WORK REQUIRED:
Can you copy out the data exactly? Leave the images out.

COLLECTED MATERIAL:
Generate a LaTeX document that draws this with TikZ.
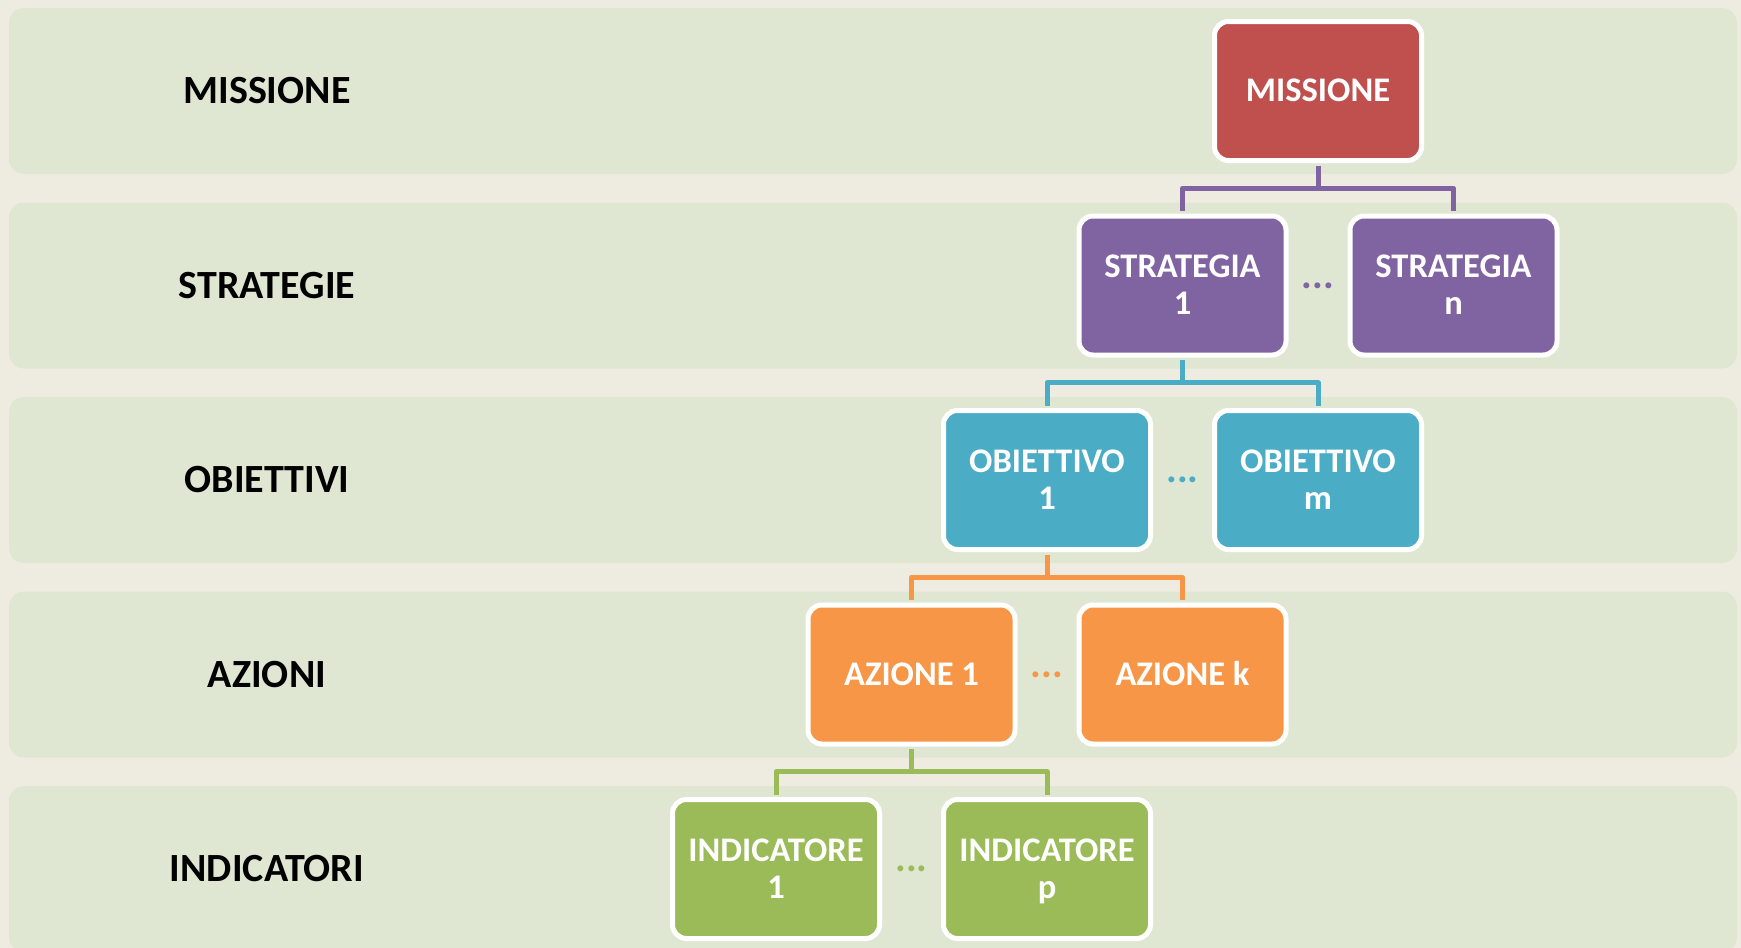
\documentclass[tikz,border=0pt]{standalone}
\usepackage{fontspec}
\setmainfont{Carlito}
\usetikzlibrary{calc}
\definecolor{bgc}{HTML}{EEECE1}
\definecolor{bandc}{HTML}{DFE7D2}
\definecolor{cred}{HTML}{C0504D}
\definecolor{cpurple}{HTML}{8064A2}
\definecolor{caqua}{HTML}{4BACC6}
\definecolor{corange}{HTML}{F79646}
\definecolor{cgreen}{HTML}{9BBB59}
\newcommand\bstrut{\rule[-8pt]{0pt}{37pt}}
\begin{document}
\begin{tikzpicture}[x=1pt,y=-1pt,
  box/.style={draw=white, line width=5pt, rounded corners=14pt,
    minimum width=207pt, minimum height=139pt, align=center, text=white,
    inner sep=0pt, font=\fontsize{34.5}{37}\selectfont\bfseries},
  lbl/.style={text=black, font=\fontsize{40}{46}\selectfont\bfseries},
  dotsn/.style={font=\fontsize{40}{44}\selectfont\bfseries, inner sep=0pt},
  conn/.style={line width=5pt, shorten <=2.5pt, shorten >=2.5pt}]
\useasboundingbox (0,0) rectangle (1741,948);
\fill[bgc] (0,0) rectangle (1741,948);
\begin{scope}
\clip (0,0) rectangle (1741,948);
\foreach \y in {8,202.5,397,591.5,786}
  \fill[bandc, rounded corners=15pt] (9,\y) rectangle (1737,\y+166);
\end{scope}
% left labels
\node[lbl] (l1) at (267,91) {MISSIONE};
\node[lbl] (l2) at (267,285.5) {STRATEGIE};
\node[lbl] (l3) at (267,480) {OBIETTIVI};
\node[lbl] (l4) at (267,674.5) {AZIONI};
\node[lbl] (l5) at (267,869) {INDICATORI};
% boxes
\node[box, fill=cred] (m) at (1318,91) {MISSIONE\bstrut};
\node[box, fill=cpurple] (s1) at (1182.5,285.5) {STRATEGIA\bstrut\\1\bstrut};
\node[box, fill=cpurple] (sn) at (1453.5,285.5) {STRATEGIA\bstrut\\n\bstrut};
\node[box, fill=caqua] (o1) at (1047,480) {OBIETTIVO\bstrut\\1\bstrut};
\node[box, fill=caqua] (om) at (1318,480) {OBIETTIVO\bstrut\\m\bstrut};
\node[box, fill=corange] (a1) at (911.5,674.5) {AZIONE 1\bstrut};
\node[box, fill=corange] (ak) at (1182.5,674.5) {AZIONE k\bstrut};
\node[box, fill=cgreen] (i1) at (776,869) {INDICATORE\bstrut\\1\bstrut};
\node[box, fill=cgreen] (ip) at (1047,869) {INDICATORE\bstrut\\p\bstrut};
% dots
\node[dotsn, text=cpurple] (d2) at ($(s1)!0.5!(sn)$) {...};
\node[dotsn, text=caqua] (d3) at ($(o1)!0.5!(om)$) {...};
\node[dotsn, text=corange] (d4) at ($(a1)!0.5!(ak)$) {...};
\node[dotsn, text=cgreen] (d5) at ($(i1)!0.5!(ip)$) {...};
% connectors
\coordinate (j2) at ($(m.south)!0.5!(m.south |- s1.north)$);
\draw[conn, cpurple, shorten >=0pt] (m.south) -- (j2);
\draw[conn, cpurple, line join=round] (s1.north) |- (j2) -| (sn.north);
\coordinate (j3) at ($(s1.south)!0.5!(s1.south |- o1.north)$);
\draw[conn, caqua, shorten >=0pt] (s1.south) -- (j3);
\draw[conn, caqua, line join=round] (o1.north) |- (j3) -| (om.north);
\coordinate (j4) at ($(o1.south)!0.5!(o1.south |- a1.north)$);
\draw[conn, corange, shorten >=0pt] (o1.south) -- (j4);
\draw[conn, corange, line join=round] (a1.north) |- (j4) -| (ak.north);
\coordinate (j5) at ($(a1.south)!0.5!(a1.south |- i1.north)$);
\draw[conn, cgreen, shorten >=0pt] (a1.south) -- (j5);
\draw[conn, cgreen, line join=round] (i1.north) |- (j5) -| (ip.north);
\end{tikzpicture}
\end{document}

RIGHT ANSWER:
Generate a LaTeX document that draws this with TikZ.
\documentclass[tikz,border=0pt]{standalone}
\usepackage{fontspec}
\setmainfont{Carlito}
\usetikzlibrary{calc}
\definecolor{bgc}{HTML}{EEECE1}
\definecolor{bandc}{HTML}{DFE7D2}
\definecolor{cred}{HTML}{C0504D}
\definecolor{cpurple}{HTML}{8064A2}
\definecolor{caqua}{HTML}{4BACC6}
\definecolor{corange}{HTML}{F79646}
\definecolor{cgreen}{HTML}{9BBB59}
\newcommand\bstrut{\rule[-8pt]{0pt}{37pt}}
\begin{document}
\begin{tikzpicture}[x=1pt,y=-1pt,
  box/.style={draw=white, line width=5pt, rounded corners=14pt,
    minimum width=207pt, minimum height=139pt, align=center, text=white,
    inner sep=0pt, font=\fontsize{34.5}{37}\selectfont\bfseries},
  lbl/.style={text=black, font=\fontsize{40}{46}\selectfont\bfseries},
  dotsn/.style={font=\fontsize{40}{44}\selectfont\bfseries, inner sep=0pt},
  conn/.style={line width=5pt, shorten <=2.5pt, shorten >=2.5pt}]
\useasboundingbox (0,0) rectangle (1741,948);
\fill[bgc] (0,0) rectangle (1741,948);
\begin{scope}
\clip (0,0) rectangle (1741,948);
\foreach \y in {8,202.5,397,591.5,786}
  \fill[bandc, rounded corners=15pt] (9,\y) rectangle (1737,\y+166);
\end{scope}
% left labels
\node[lbl] (l1) at (267,91) {MISSIONE};
\node[lbl] (l2) at (267,285.5) {STRATEGIE};
\node[lbl] (l3) at (267,480) {OBIETTIVI};
\node[lbl] (l4) at (267,674.5) {AZIONI};
\node[lbl] (l5) at (267,869) {INDICATORI};
% boxes
\node[box, fill=cred] (m) at (1318,91) {MISSIONE\bstrut};
\node[box, fill=cpurple] (s1) at (1182.5,285.5) {STRATEGIA\bstrut\\1\bstrut};
\node[box, fill=cpurple] (sn) at (1453.5,285.5) {STRATEGIA\bstrut\\n\bstrut};
\node[box, fill=caqua] (o1) at (1047,480) {OBIETTIVO\bstrut\\1\bstrut};
\node[box, fill=caqua] (om) at (1318,480) {OBIETTIVO\bstrut\\m\bstrut};
\node[box, fill=corange] (a1) at (911.5,674.5) {AZIONE 1\bstrut};
\node[box, fill=corange] (ak) at (1182.5,674.5) {AZIONE k\bstrut};
\node[box, fill=cgreen] (i1) at (776,869) {INDICATORE\bstrut\\1\bstrut};
\node[box, fill=cgreen] (ip) at (1047,869) {INDICATORE\bstrut\\p\bstrut};
% dots
\node[dotsn, text=cpurple] (d2) at ($(s1)!0.5!(sn)$) {...};
\node[dotsn, text=caqua] (d3) at ($(o1)!0.5!(om)$) {...};
\node[dotsn, text=corange] (d4) at ($(a1)!0.5!(ak)$) {...};
\node[dotsn, text=cgreen] (d5) at ($(i1)!0.5!(ip)$) {...};
% connectors
\coordinate (j2) at ($(m.south)!0.5!(m.south |- s1.north)$);
\draw[conn, cpurple, shorten >=0pt] (m.south) -- (j2);
\draw[conn, cpurple, line join=round] (s1.north) |- (j2) -| (sn.north);
\coordinate (j3) at ($(s1.south)!0.5!(s1.south |- o1.north)$);
\draw[conn, caqua, shorten >=0pt] (s1.south) -- (j3);
\draw[conn, caqua, line join=round] (o1.north) |- (j3) -| (om.north);
\coordinate (j4) at ($(o1.south)!0.5!(o1.south |- a1.north)$);
\draw[conn, corange, shorten >=0pt] (o1.south) -- (j4);
\draw[conn, corange, line join=round] (a1.north) |- (j4) -| (ak.north);
\coordinate (j5) at ($(a1.south)!0.5!(a1.south |- i1.north)$);
\draw[conn, cgreen, shorten >=0pt] (a1.south) -- (j5);
\draw[conn, cgreen, line join=round] (i1.north) |- (j5) -| (ip.north);
\end{tikzpicture}
\end{document}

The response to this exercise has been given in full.